Wednesday, November 2, 2011

Works of Thoreau

Portrait: The Literature Network

Works of Henry David Thoreau, edited by Lily Owens, Illus., (713pp. 1981, pub. By Crown Pub., Inc., Avenel Books, New York), including Walden and other writings originally published in 1906 and original photographs by H. W. Gleason.

Walden and From the Maine Woods are, of course, familiar at least in name to anyone with even the scantiest acquaintance with American literature. Even Thoreau’s discourse on Civil Disobedience is being quoted by the Occupy Wall Street Movement. Included in this collection of writings also are From Cape Cod, Wild Apples, Life Without Principle, Autumnal Tints, and A Winter Walk. I find his writing interesting, and even identify with some of his principles, but still occasionally find some of the discourse tedious. It’s as though he is sitting alone with a continuous mental stream of thoughts, and every thought goes onto the page without editing or consideration of its value. Although I admit I might find myself in the same position if I was locked away in a small cabin in the woods for two years. (On the other hand, it may be that I’m presently sick and feeling miserable, and perhaps looking more to be entertained than enlightened.) The parts I found most interesting, and the ones likely most interesting to those who love the outdoors, are the chapters on the pond, winter and summer, and woods. You can share his feeling of transcendence into nature as he describes in detail the impressions made by the wildlife he encounters, snowfall, trees, even the ripples in the sand on the lake bottom or air bubbles under the ice.

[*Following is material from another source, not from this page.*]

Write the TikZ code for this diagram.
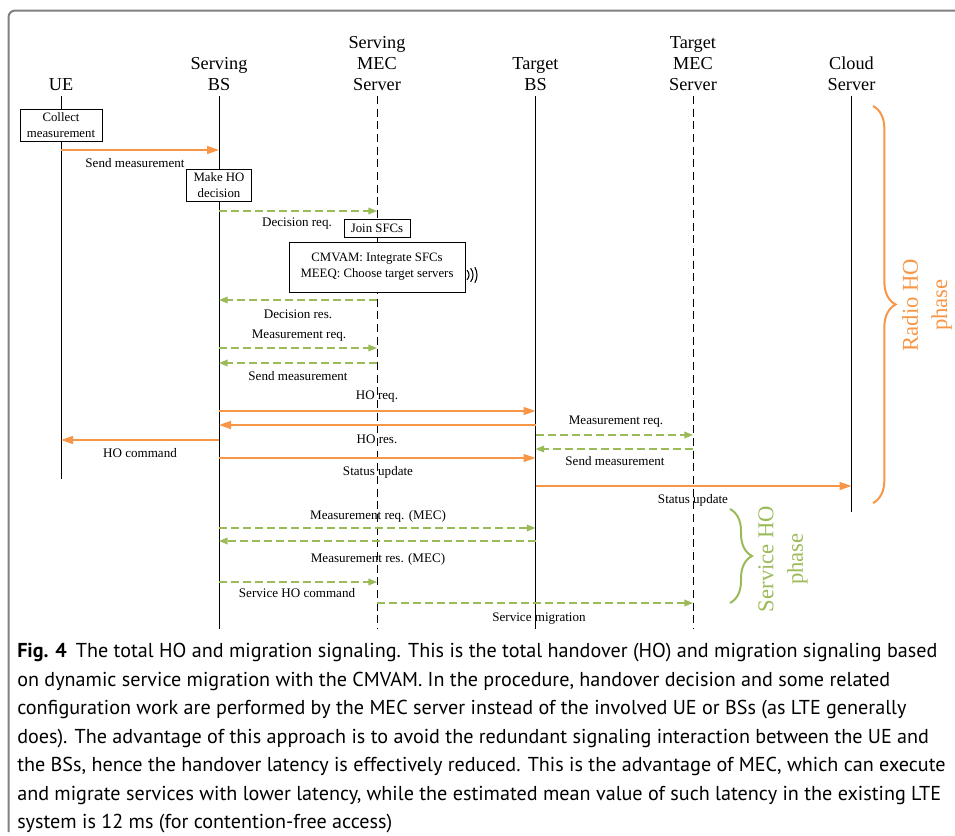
\documentclass[tikz,border=0pt]{standalone}
\usepackage{fontspec}
\setmainfont{Liberation Serif}
\newfontfamily\capfont{PT Sans}
\usepackage{tikz}
\usetikzlibrary{arrows.meta,decorations.pathreplacing}
\definecolor{hoorange}{RGB}{247,150,70}
\definecolor{hogreen}{RGB}{155,187,89}
\definecolor{framegray}{RGB}{128,128,128}
\tikzstyle{headlabel} = [anchor=south, align=center, inner sep=4pt, font=\fontsize{13.7}{15.8}\selectfont]
\tikzstyle{actbox} = [draw=black, thin, rectangle, fill=white, align=center, inner sep=1pt, font=\fontsize{9.6}{12}\selectfont]
\tikzstyle{msglabel} = [inner sep=0pt, font=\fontsize{9.8}{12}\selectfont]
\tikzstyle{lifeline} = [black, thin]
\tikzstyle{meclife} = [black, thin, dash pattern=on 6pt off 3.5pt]
\tikzstyle{radiomsg} = [hoorange, line width=1.1pt, -{Triangle[length=9pt,width=6pt]}]
\tikzstyle{servmsg} = [hogreen, line width=1.1pt, dash pattern=on 6pt off 3pt, -{Triangle[length=6.5pt,width=5pt]}]
\tikzstyle{phasebrace} = [line width=1.5pt, decorate, decoration={brace, amplitude=17pt}]
\tikzstyle{phaselabel} = [rotate=90, align=center, inner sep=0pt, font=\fontsize{17}{22}\selectfont]

\begin{document}
\begin{tikzpicture}[x=0.75pt,y=-0.75pt]
\useasboundingbox (0,0) rectangle (955,835);
\draw[framegray, line width=1.5pt, rounded corners=5pt] (8.5,832) -- (8.5,10.5) -- (957,10.5);

% entities
\node[headlabel] (ue) at (61,96) {UE};
\node[headlabel] (sbs) at (219,96) {Serving\\BS};
\node[headlabel] (smec) at (377,96) {Serving\\MEC\\Server};
\node[headlabel] (tbs) at (535.5,96) {Target\\BS};
\node[headlabel] (tmec) at (693,96) {Target\\MEC\\Server};
\node[headlabel] (cloud) at (851.5,96) {Cloud\\Server};

% lifelines
\coordinate (ue-end) at (61,479);
\coordinate (sbs-end) at (219,629);
\coordinate (smec-end) at (377,629);
\coordinate (tbs-end) at (535.5,629);
\coordinate (tmec-end) at (693,629);
\coordinate (cloud-end) at (851.5,512);
\draw[lifeline] (ue.south) -- (ue-end);
\draw[lifeline] (sbs.south) -- (sbs-end);
\draw[meclife] (smec.south) -- (smec-end);
\draw[lifeline] (tbs.south) -- (tbs-end);
\draw[meclife] (tmec.south) -- (tmec-end);
\draw[lifeline] (cloud.south) -- (cloud-end);

% local actions
\node[actbox, minimum width=61.5pt, minimum height=24pt] (collect) at (61,125) {Collect\\measurement};
\node[actbox, minimum width=48.75pt, minimum height=24pt] (makeho) at (219,185) {Make HO\\decision};
\node[actbox, minimum width=49.5pt, minimum height=13.5pt] (join) at (377,228) {Join SFCs};
\node[actbox, minimum width=132pt, minimum height=37.5pt] (cmvam) at (377,267) {CMVAM: Integrate SFCs\\MEEQ: Choose target servers};
\coordinate (wifi) at (462,275);
\foreach \r/\a in {7/45,11/38,15/31}
  \draw[black, line width=0.8pt] (wifi) ++(-\a:\r) arc[start angle=-\a, end angle=\a, radius=\r];

% radio HO signaling
\draw[radiomsg] (ue |- 0,150) -- (sbs |- 0,150);
\draw[servmsg] (sbs |- 0,211) -- (smec |- 0,211);
\draw[servmsg] (smec |- 0,300) -- (sbs |- 0,300);
\draw[servmsg] (sbs |- 0,348) -- (smec |- 0,348);
\draw[servmsg] (smec |- 0,363) -- (sbs |- 0,363);
\draw[radiomsg] (sbs |- 0,411) -- (tbs |- 0,411);
\draw[radiomsg] (tbs |- 0,425) -- (sbs |- 0,425);
\draw[radiomsg] (sbs |- 0,440) -- (ue |- 0,440);
\draw[radiomsg] (sbs |- 0,458) -- (tbs |- 0,458);
\draw[servmsg] (tbs |- 0,435) -- (tmec |- 0,435);
\draw[servmsg] (tmec |- 0,449) -- (tbs |- 0,449);
\draw[radiomsg] (tbs |- 0,486) -- (cloud |- 0,486);

% service HO signaling
\draw[servmsg] (sbs |- 0,528) -- (tbs |- 0,528);
\draw[servmsg] (tbs |- 0,541) -- (sbs |- 0,541);
\draw[servmsg] (sbs |- 0,582) -- (smec |- 0,582);
\draw[servmsg] (smec |- 0,603) -- (tmec |- 0,603);

\node[msglabel] (l-send1) at (135,163) {Send measurement};
\node[msglabel] (l-decreq) at (297,224) {Decision req.};
\node[msglabel] (l-decres) at (298,314) {Decision res.};
\node[msglabel] (l-measreq1) at (299,336) {Measurement req.};
\node[msglabel] (l-send2) at (298,376) {Send measurement};
\node[msglabel] (l-horeq) at (377,397) {HO req.};
\node[msglabel] (l-hores) at (377,439) {HO res.};
\node[msglabel] (l-hocmd) at (140,453) {HO command};
\node[msglabel] (l-status1) at (378,472) {Status update};
\node[msglabel] (l-measreq2) at (616,422) {Measurement req.};
\node[msglabel] (l-send3) at (615,461) {Send measurement};
\node[msglabel] (l-status2) at (693,500) {Status update};
\node[msglabel] (l-measreqmec) at (378,516) {Measurement req. (MEC)};
\node[msglabel] (l-measresmec) at (378,559) {Measurement res. (MEC)};
\node[msglabel] (l-servcmd) at (297,593) {Service HO command};
\node[msglabel] (l-migr) at (539,619) {Service migration};

% phases
\draw[phasebrace, hoorange] (873,106) -- (873,503);
\node[phaselabel, text=hoorange] (radio-lbl) at (927,305) {Radio HO\\phase};
\draw[phasebrace, hogreen, decoration={amplitude=16.5pt}] (730,509) -- (730,603);
\node[phaselabel, text=hogreen] (serv-lbl) at (783,559) {Service HO\\phase};

% caption
\node[anchor=north west, align=left, inner sep=0pt, font=\capfont\fontsize{15.1}{21.4}\selectfont] (caption) at (17,643)
{\textbf{Fig. 4}\hspace{0.45em}The total HO and migration signaling. This is the total handover (HO) and migration signaling based\\
on dynamic service migration with the CMVAM. In the procedure, handover decision and some related\\
configuration work are performed by the MEC server instead of the involved UE or BSs (as LTE generally\\
does). The advantage of this approach is to avoid the redundant signaling interaction between the UE and\\
the BSs, hence the handover latency is effectively reduced. This is the advantage of MEC, which can execute\\
and migrate services with lower latency, while the estimated mean value of such latency in the existing LTE\\
system is 12 ms (for contention-free access)};
\end{tikzpicture}
\end{document}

His thoughts on economy in living were most interesting on the backdrop of our disposable, wasteful, narcissistic, Kardashian society. While not adjusted for inflation, at a time (1845) when land in New England could be purchased for $8.08/acre, he found he could live off of 27-cents a week for groceries, and by working for six weeks at manual labor, could earn enough to cover all of his living expenses for the remainder of the year. Here’s one I’ve always considered true. “And when the farmer has got his house, he may not be the richer but the poorer for it, and it be the house that has got him.” “Most men appear never to have considered what a house is, and are actually though needlessly poor all their lives because they think that they must have such a one as their neighbors have.” “It makes little difference whether you are committed to a farm or the county jail.”

As if touching on the current suits over navigation rights (the right to float on or paddle) on rivers and streams, Thoreau had no tolerance for the greed of property owners, especially those that would go so far as to name a section of water after themselves. “What right had the unclean and stupid farmer, whose farm abutted on this sky (reflecting) water, whose shores he has ruthlessly laid bare, to give his name to it? Some skin-flint, who loved better the reflecting surface of a dollar, or a bright cent, in which he could see his own brazen face; who regarded even the wild ducks which settled on it as trespassers; his fingers grown into crooked and horny talons from the long habit of grasping harpy-like.”

Like Emerson, Dickens, or Twain, Thoreau should probably be looked on as required reading for oneself. Thoreau himself was a devoted reader and held the practice in high regard. “To read well, that is, to read true books in a true spirit, is a noble exercise…” Books must be read as deliberately and reservedly as they were written.” “A written word is the choicest of relics. It is something at once more intimate with us and more universal than any other work of art. The symbol of an ancient man’s thought becomes a modern man’s speech.”